The logged output contains the same information that the alert does, but it also has the payload if the decode (-d) command-line option was supplied. This message indicates that we have a rule to inspect ftp command-line traffic to destination port 21 for a user of anonymous. We will examine how this is accomplished in Chapter 14, "Snort Rules—Part II," but the payload from the previous output indicates that there was an anonymous user attempt. The hexadecimal representations of the ASCII values in the payload are also included in the logged packet.

The log and alert files can be a cumbersome way of analyzing output from Snort, so it allows you other options via configuration file changes. Activating available output options can enable writing output or alerts to spool files via a backend known as Barnyard, or directly to a database, to name a few of the possible options.

Snort Rules

Snort supports both header and payload inspection methods, allowing you to fully specify in a single rule what is considered a suspect packet. This flexibility allows you to build rules customized to your site that greatly aid in minimizing false positives, but in a format that is very readable. Remember all the heartache and toil involved in writing TCPdump filters, especially one to inspect a packet for a particular TCP flag setting? Well, writing an identical rule in Snort is almost trivial, as you will soon see.
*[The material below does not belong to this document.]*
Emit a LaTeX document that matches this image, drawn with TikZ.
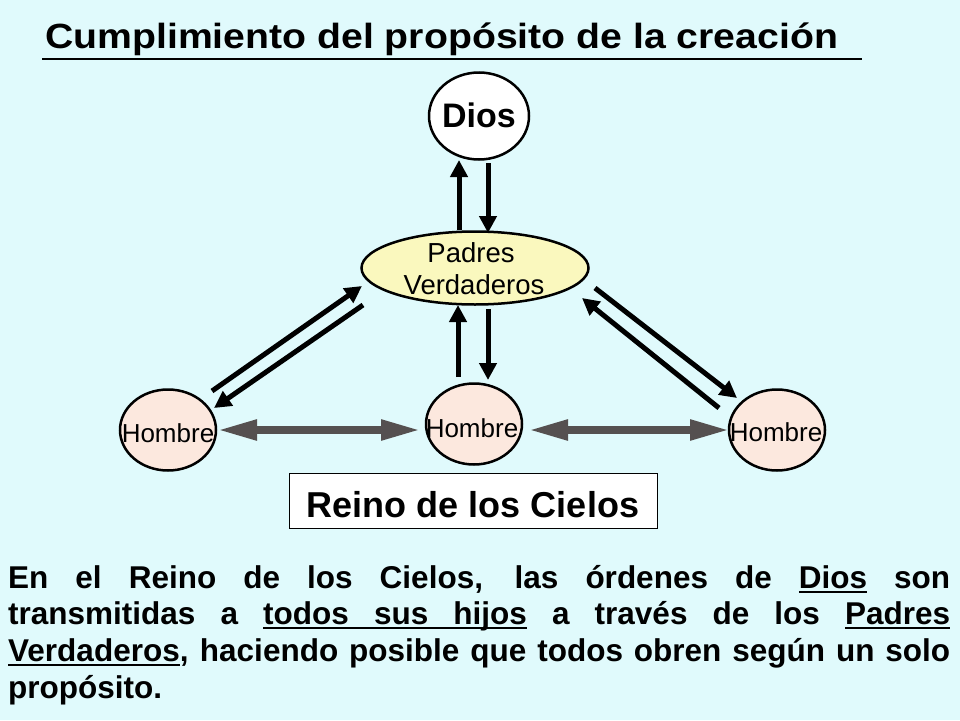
\documentclass[tikz,border=0pt]{standalone}
\usepackage{fontspec}
\setmainfont{Liberation Sans}
\usetikzlibrary{arrows.meta,shapes.geometric,calc}
\definecolor{bgc}{RGB}{224,250,252}
\definecolor{padresc}{RGB}{250,248,190}
\definecolor{hombrec}{RGB}{252,232,222}
\definecolor{grayarr}{RGB}{85,80,80}
\newcommand\ulw[1]{\setbox0\hbox{#1}\rlap{\rule[-5pt]{\wd0}{2.2pt}}\box0\relax}
\newcommand\usp{\leaders\hrule height -2.8pt depth 5pt\hskip .28em plus 1fil\relax}
\newcommand\jline[1]{{\spaceskip=.28em plus 1fil\relax\hbox to 942pt{#1}}}
\begin{document}
\begin{tikzpicture}[x=1pt,y=-1pt,
  diosnode/.style={ellipse,draw=black,line width=2.5pt,fill=white,minimum width=100pt,minimum height=87pt,inner sep=0},
  padresnode/.style={ellipse,draw=black,line width=2.5pt,fill=padresc,minimum width=227pt,minimum height=73pt,inner sep=0},
  hombrenode/.style={ellipse,draw=black,line width=2.5pt,fill=hombrec,minimum width=96pt,minimum height=81pt,inner sep=0},
  hlabel/.style={anchor=base,inner sep=0,font=\fontsize{26}{30}\selectfont},
  plabel/.style={anchor=base,inner sep=0,font=\fontsize{27.5}{32}\selectfont},
  paraline/.style={anchor=base west,inner sep=0,font=\bfseries\fontsize{31.5}{36}\selectfont},
  blackarrow/.style={draw=black,line width=5pt,-{Triangle[length=17pt,width=17pt]}},
  grayarrow/.style={draw=grayarr,line width=8pt,{Triangle[length=40pt,width=19pt]}-{Triangle[length=40pt,width=19pt]}}
]
\fill[bgc] (0,0) rectangle (960,720);
\useasboundingbox (0,0) rectangle (960,720);

% title
\node[anchor=base west,inner sep=0,font=\bfseries\fontsize{35}{40}\selectfont] (title) at (45,48)
  {\scalebox{1.12}[1]{Cumplimiento del propósito de la creación}};
\draw[line width=2.5pt] ($(title.base west)+(-3,11)$) -- ($(title.base east)+(24,11)$);

% shapes
\node[diosnode] (dios) at (479,116) {};
\node[anchor=base,inner sep=0,font=\bfseries\fontsize{34}{38}\selectfont] (diostxt) at (479,127) {Dios};

\node[padresnode] (padres) at (475,268) {};
\node[plabel] (ptxt1) at (471,262) {Padres};
\node[plabel] (ptxt2) at (474,294) {Verdaderos};

\node[hombrenode] (h1) at (168,430) {};
\node[hombrenode] (h2) at (474,424) {};
\node[hombrenode] (h3) at (777,430) {};
\node[hlabel] (h1t) at (168,442) {Hombre};
\node[hlabel] (h2t) at (472,437) {Hombre};
\node[hlabel] (h3t) at (776,441) {Hombre};

\node[draw=black,line width=1pt,fill=white,minimum width=368pt,minimum height=55pt,inner sep=0] (reino) at (473,501) {};
\node[anchor=base,inner sep=0,font=\bfseries\fontsize{36}{40}\selectfont] (reinotxt) at (473,517) {Reino de los Cielos};

% arrow end points
\coordinate (dpUpS) at (459,230); \coordinate (dpUpE) at (459,160);
\coordinate (dpDnS) at (488,163); \coordinate (dpDnE) at (488,233);
\coordinate (phUpS) at (458,377); \coordinate (phUpE) at (458,305);
\coordinate (phDnS) at (488,309); \coordinate (phDnE) at (488,380);
\coordinate (lUpS) at (212,391); \coordinate (lUpE) at (362,286);
\coordinate (lDnS) at (363,305); \coordinate (lDnE) at (214,408);
\coordinate (rDnS) at (595,288); \coordinate (rDnE) at (737,398);
\coordinate (rUpS) at (719,408); \coordinate (rUpE) at (582,298);
\coordinate (g1a) at (217,430); \coordinate (g1b) at (421,430);
\coordinate (g2a) at (528,430); \coordinate (g2b) at (730,430);

\draw[blackarrow] (dpUpS) -- (dpUpE);
\draw[blackarrow] (dpDnS) -- (dpDnE);
\draw[blackarrow] (phUpS) -- (phUpE);
\draw[blackarrow] (phDnS) -- (phDnE);
\draw[blackarrow] (lUpS) -- (lUpE);
\draw[blackarrow] (lDnS) -- (lDnE);
\draw[blackarrow] (rDnS) -- (rDnE);
\draw[blackarrow] (rUpS) -- (rUpE);
\draw[grayarrow] (g1a) -- (g1b);
\draw[grayarrow] (g2a) -- (g2b);

% paragraph
\node[paraline] (p1) at (8,588) {\jline{En el Reino de los Cielos, las órdenes de \ulw{Dios} son}};
\node[paraline] (p2) at (8,624) {\jline{transmitidas a \ulw{todos}\usp\ulw{sus}\usp\ulw{hijos} a través de los \ulw{Padres}}};
\node[paraline] (p3) at (8,661) {\jline{\ulw{Verdaderos}, haciendo posible que todos obren según un solo}};
\node[paraline] (p4) at (8,698) {propósito.};
\end{tikzpicture}
\end{document}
As a short but important digression, what qualities does one look for in a good NIDS? There are many, but one of the most important is the capability to inspect and alter signatures. Believe it or not, there are NIDS available that do not allow the user to see the active signatures or alter them in any way. This blindsides the analyst and does not allow her to distinguish between false positives and real alerts. When an alert appears, it is presented as an irrefutable statement that a problem has appeared, and there is no way to validate it using the NIDS alone. If the analyst can examine the signatures and the packet that caused the alert, there is a better chance that a more accurate assessment can be made.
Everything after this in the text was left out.